Along with all of First Class’ strengths, there were a number of filmmaking decisions that fell flat. The most glaring of these is the fact that a villain who’s given a lot of screen time has no dialogue and isn’t even named on screen. I struggled with whether this was a brilliant decision in not spoon-feeding the audience, but I can’t help thinking it’s a result of bad editing or writing. I’m very familiar with the X-Men universe and still had to refer to the credits to identify Riptide. From his appearance, I would have guessed this was Shinobi Shaw, but his being Shaw’s son would have been something to mention and his powers are completely unrelated. Looks and redesigns notwithstanding, the way Shaw is casually throwing out orders and names it would have been very simple to include his and it stood out by its absence. In a movie like The Last Stand with a huge cast, you can get away with not calling every character by name, but here it’s just not appropriate. Oliver Platt isn’t given a name either and is only credited as “Man in Black Suit.”

Unfortunately, nearly every scene featuring Emma Frost was painful to watch. January Jones is a beautiful woman and she certainly has the right look to be Emma Frost, but considering her amazing redefinition as an X-Men mainstay at the hands of Grant Morrison and Joss Whedon she did not do the character justice.
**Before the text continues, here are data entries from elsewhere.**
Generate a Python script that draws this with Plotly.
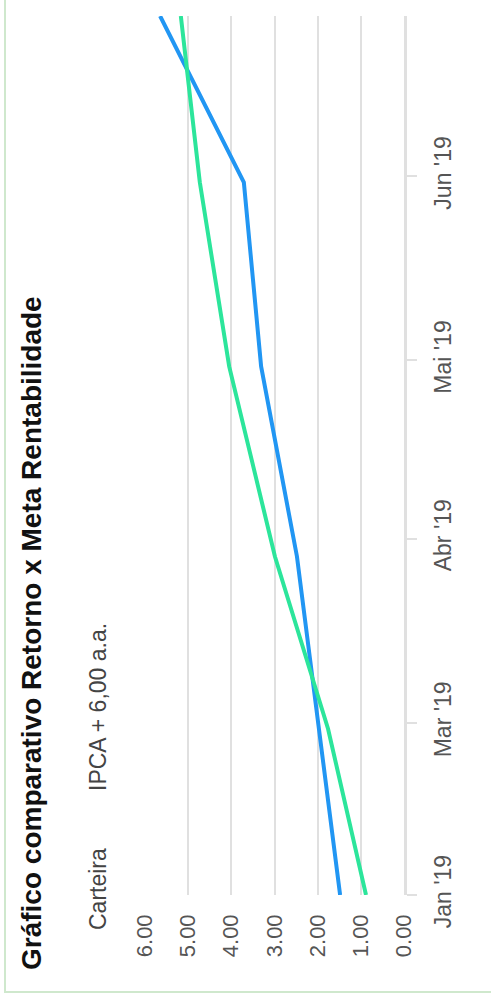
import plotly.graph_objects as go

# ---- data ----
dates = ["2019-01-31", "2019-02-28", "2019-03-29", "2019-04-30", "2019-05-31", "2019-06-28"]
carteira = [1.48, 1.97, 2.48, 3.31, 3.71, 5.65]
ipca_meta = [0.88, 1.76, 2.99, 4.05, 4.73, 5.17]
series_names = ["Carteira", "IPCA + 6,00 a.a."]
date_tick_vals = ["2019-01-31", "2019-03-01", "2019-04-01", "2019-05-01", "2019-06-01"]
date_tick_text = ["Jan '19", "Mar '19", "Abr '19", "Mai '19", "Jun '19"]
value_ticks = [0, 1, 2, 3, 4, 5, 6]
title_text = "Gráfico comparativo Retorno x Meta Rentabilidade"

W, H = 491, 1002
L, R, T, B = 145, 87, 16, 107
PW, PH = W - L - R, H - T - B

def px_x(px):
    return (px - L) / PW

def px_y(py):
    return (H - B - py) / PH

FONT = "Liberation Sans, Arial, sans-serif"

fig = go.Figure()
fig.add_trace(go.Scatter(x=carteira, y=dates, mode="lines", name=series_names[0],
                         line=dict(color="#2196f3", width=4)))
fig.add_trace(go.Scatter(x=ipca_meta, y=dates, mode="lines", name=series_names[1],
                         line=dict(color="#2ce59b", width=4)))

fig.update_layout(
    width=W, height=H,
    margin=dict(l=L, r=R, t=T, b=B, pad=0),
    paper_bgcolor="white", plot_bgcolor="white",
    showlegend=False,
    font=dict(family=FONT, color="#333333"),
    xaxis=dict(range=[6, 0], tickvals=value_ticks, tickformat=".2f",
               showgrid=True, gridcolor="#e0e0e0", gridwidth=2,
               zeroline=False, showline=False, ticks="",
               tickangle=-90, tickfont=dict(size=22, color="#555555"),
               ticklabelstandoff=14, fixedrange=True),
    yaxis=dict(type="date", range=[dates[0], dates[-1]], side="right",
               tickvals=date_tick_vals, ticktext=date_tick_text,
               showgrid=False, zeroline=False,
               showline=True, linecolor="#e0e0e0", linewidth=3,
               ticks="outside", ticklen=10, tickwidth=2, tickcolor="#e0e0e0",
               tickangle=-90, tickfont=dict(size=23, color="#555555"),
               ticklabelstandoff=6, fixedrange=True),
)

fig.add_shape(type="rect", xref="paper", yref="paper",
              x0=px_x(5), x1=px_x(500), y0=px_y(992), y1=px_y(-10),
              line=dict(color="#cfe8cd", width=2), fillcolor="rgba(0,0,0,0)", layer="below")

fig.add_annotation(text="<b>" + title_text + "</b>", xref="paper", yref="paper",
                   x=px_x(31), y=px_y(633), textangle=-90, showarrow=False,
                   xanchor="center", yanchor="middle",
                   font=dict(size=28, color="#111111", family=FONT))
fig.add_annotation(text=series_names[0], xref="paper", yref="paper",
                   x=px_x(98), y=px_y(889), textangle=-90, showarrow=False,
                   xanchor="center", yanchor="middle",
                   font=dict(size=23, color="#444444", family=FONT))
fig.add_annotation(text=series_names[1], xref="paper", yref="paper",
                   x=px_x(98), y=px_y(707), textangle=-90, showarrow=False,
                   xanchor="center", yanchor="middle",
                   font=dict(size=23, color="#444444", family=FONT))

fig.write_html("out.html", config={"displayModeBar": False, "staticPlot": True},
               post_script="document.body.style.margin='0';document.body.style.overflow='hidden';")
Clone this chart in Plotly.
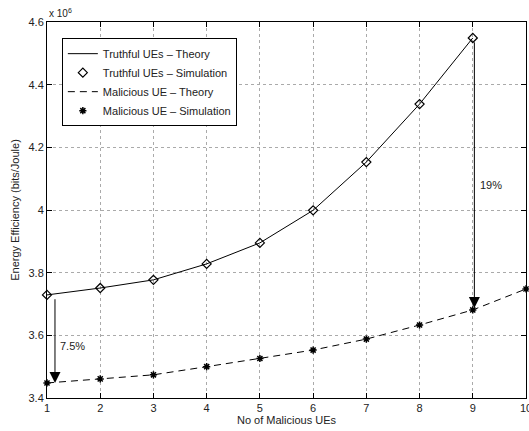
import plotly.graph_objects as go

num_malicious = [1, 2, 3, 4, 5, 6, 7, 8, 9, 10]
truthful_theory = [3.729, 3.751, 3.777, 3.828, 3.895, 3.999, 4.153, 4.338, 4.549]
truthful_sim = [3.729, 3.751, 3.777, 3.828, 3.895, 3.999, 4.153, 4.338, 4.549]
malicious_theory = [3.448, 3.461, 3.474, 3.500, 3.526, 3.553, 3.588, 3.633, 3.681, 3.748]
malicious_sim = [3.448, 3.461, 3.474, 3.500, 3.526, 3.553, 3.588, 3.633, 3.681, 3.748]
y_ticks = [3.4, 3.6, 3.8, 4.0, 4.2, 4.4, 4.6]
y_tick_text = ["3.4", "3.6", "3.8", "4", "4.2", "4.4", "4.6"]

FONT = "Liberation Sans, Arial, Helvetica, sans-serif"

fig = go.Figure()
fig.add_trace(go.Scatter(x=num_malicious[:9], y=truthful_theory, mode="lines",
                         line=dict(color="black", width=1),
                         name="Truthful UEs – Theory"))
fig.add_trace(go.Scatter(x=num_malicious[:9], y=truthful_sim, mode="markers",
                         marker=dict(symbol="diamond-open", size=7, color="black",
                                     line=dict(width=1.2, color="black")),
                         name="Truthful UEs – Simulation", cliponaxis=False))
fig.add_trace(go.Scatter(x=num_malicious, y=malicious_theory, mode="lines",
                         line=dict(color="black", width=1, dash="7px,5px"),
                         name="Malicious UE – Theory"))
fig.add_trace(go.Scatter(x=num_malicious, y=malicious_sim, mode="markers",
                         marker=dict(symbol="asterisk-open", size=6, color="black",
                                     line=dict(width=1.5, color="black")),
                         name="Malicious UE – Simulation", cliponaxis=False))

# arrows
fig.add_annotation(x=1.15, y=3.448, ax=1.15, ay=3.72, xref="x", yref="y",
                   axref="x", ayref="y", showarrow=True, arrowhead=2,
                   arrowsize=2.2, arrowwidth=1, arrowcolor="black", text="")
fig.add_annotation(x=9.03, y=3.687, ax=9.03, ay=4.54, xref="x", yref="y",
                   axref="x", ayref="y", showarrow=True, arrowhead=2,
                   arrowsize=2.2, arrowwidth=1, arrowcolor="black", text="")
fig.add_annotation(x=1.2, y=3.565, xref="x", yref="y", text="7.5%",
                   showarrow=False, xanchor="left",
                   font=dict(family=FONT, size=11, color="#222"))
fig.add_annotation(x=9.1, y=4.08, xref="x", yref="y", text="19%",
                   showarrow=False, xanchor="left",
                   font=dict(family=FONT, size=11, color="#222"))
fig.add_annotation(x=0, y=1, xref="paper", yref="paper", text="x 10<sup>6</sup>",
                   showarrow=False, xanchor="left", yanchor="bottom", yshift=1,
                   font=dict(family=FONT, size=10, color="#222"))

axis_common = dict(showline=True, linecolor="black", linewidth=1, mirror="allticks",
                   ticks="inside", ticklen=5, tickcolor="black", automargin=False,
                   showgrid=True, gridcolor="#aaaaaa", griddash="dot", gridwidth=1,
                   zeroline=False, tickfont=dict(family=FONT, size=11, color="#222"))

fig.update_xaxes(range=[1, 10], tickvals=num_malicious, ticklabeloverflow="allow",
                 title=dict(text="No of Malicious UEs", standoff=3,
                            font=dict(family=FONT, size=11, color="#222")),
                 **axis_common)
fig.update_yaxes(range=[3.4, 4.6], tickvals=y_ticks, ticktext=y_tick_text,
                 title=dict(text="Energy Efficiency (bits/Joule)", standoff=6,
                            font=dict(family=FONT, size=11, color="#222")),
                 **axis_common)

fig.update_layout(width=529, height=431,
                  margin=dict(l=47, r=3, t=22, b=33, autoexpand=False),
                  plot_bgcolor="white", paper_bgcolor="white",
                  font=dict(family=FONT, size=11, color="#222"),
                  showlegend=True,
                  legend=dict(x=0.031, y=0.957, xanchor="left", yanchor="top",
                              bgcolor="white", bordercolor="black", borderwidth=1,
                              font=dict(family=FONT, size=11, color="#222"),
                              tracegroupgap=0, itemwidth=30))

fig.write_html("out.html")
Beast’s presentation also could have been much better than what we see. His re-introduction after trying to cure his physical mutation just looked bad as his silhouette walked toward the group and it only got worse once he emerged. The make up and costuming just fails to present a good look and the build up to it only accentuates it. As the action cut to different locations around the world, the words on screen telling us where each scene was happening were at times absurd, particularly in the case of the “Covert CIA Base,” and many of the flying scenes didn’t work for me and could have used either close ups or wide shots to mask some of the shakiness.

Overall, X-Men: First Class is certainly the best X-Men movie since 2003’s X2 and stands head and shoulders above The Last Stand and Wolverine. X2 remains still my favorite of the set, but this is a worthy addition to the franchise. The return of Bryan Singer to the X-Men‘s film world and the direction of Matthew Vaughn certainly helped, and it’s a sign things are moving the right direction presuming there’s more to come. Creators, fans and critics will be monitoring the box office returns from this weekend, but the initial positive reaction along with even average numbers indicate there’s a good chance we’ll see more X-Men films from Fox.